Allah swt. menamakan Kakbah yang didirikan Ibrahim a.s. dan putranya Ismail a.s. itu dengan "Rumah-Nya" (Baitullah).
Penamaan itu bukanlah maksudnya Allah swt. tinggal dan berdiam di dalam atau sekitar Kakbah atau Allah swt. mempunyai tempat. Tetapi maksudnya ialah bahwa Allah menjadikan rumah itu tempat beribadah kepada-Nya dan menghadap ke arah Kakbah di dalam beribadah berarti telah menghadap ke arah yang benar dan sesuai dengan yang diperintahkan.
Hikmah menjadikan Kakbah sebagai "rumah Allah" dan menjadikan sebagai arah menghadap di dalam beribadat kepada Allah Pencipta dan Penguasa seluruh makhluk agar manusia merasa dirinya dapat langsung menyampaikan pujian, pernyataan syukur, permohonan pertolongan dan permohonan doa kepada Allah swt.
Manusia kurang dapat menyatakan pikirannya dalam beribadat kepada Allah swt. bila tidak dilakukan di tempat yang tertentu dan menghadap ke arah yang tertentu pula.

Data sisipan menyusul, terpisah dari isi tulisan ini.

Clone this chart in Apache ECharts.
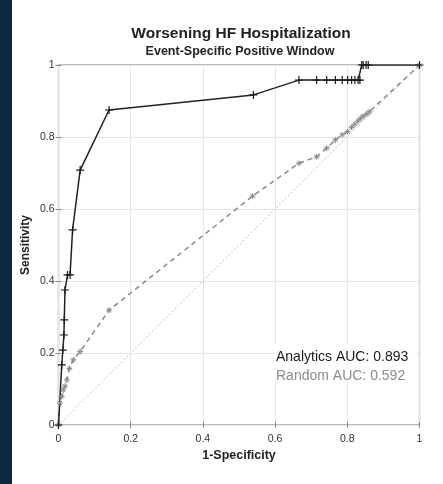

Dengan adanya tempat tertentu dan arah menghadap tertentu itu manusia dapat menambah imannya setiap saat memperdalam pengetahuannya, mempertinggi nilai-nilai rohani dalam dirinya sendiri, karena dengan demikian ia merasakan seolah-olah Allah swt. ada di hadapan mereka demikian dekat sehingga tidak ada yang membatasi antaranya dengan Allah swt.
Pada ayat yang lain Allah menegaskan bahwa ke mana saja manusia menghadap dalam beribadat, berdoa akan menemui wajah Allah, dan sampai kepada-Nya, karena Allah swt. Maha Luas lagi Maha Mengetahui. 141)
Dari ayat di atas dapat dipahami bahwa penamaan Kakbah sebagai rumah Allah hanyalah untuk mempermudah manusia dalam membulatkan pikirannya dalam beribadat. Pada asasnya Allah Maha Besar, Maha Mengetahui lagi Maha Luas.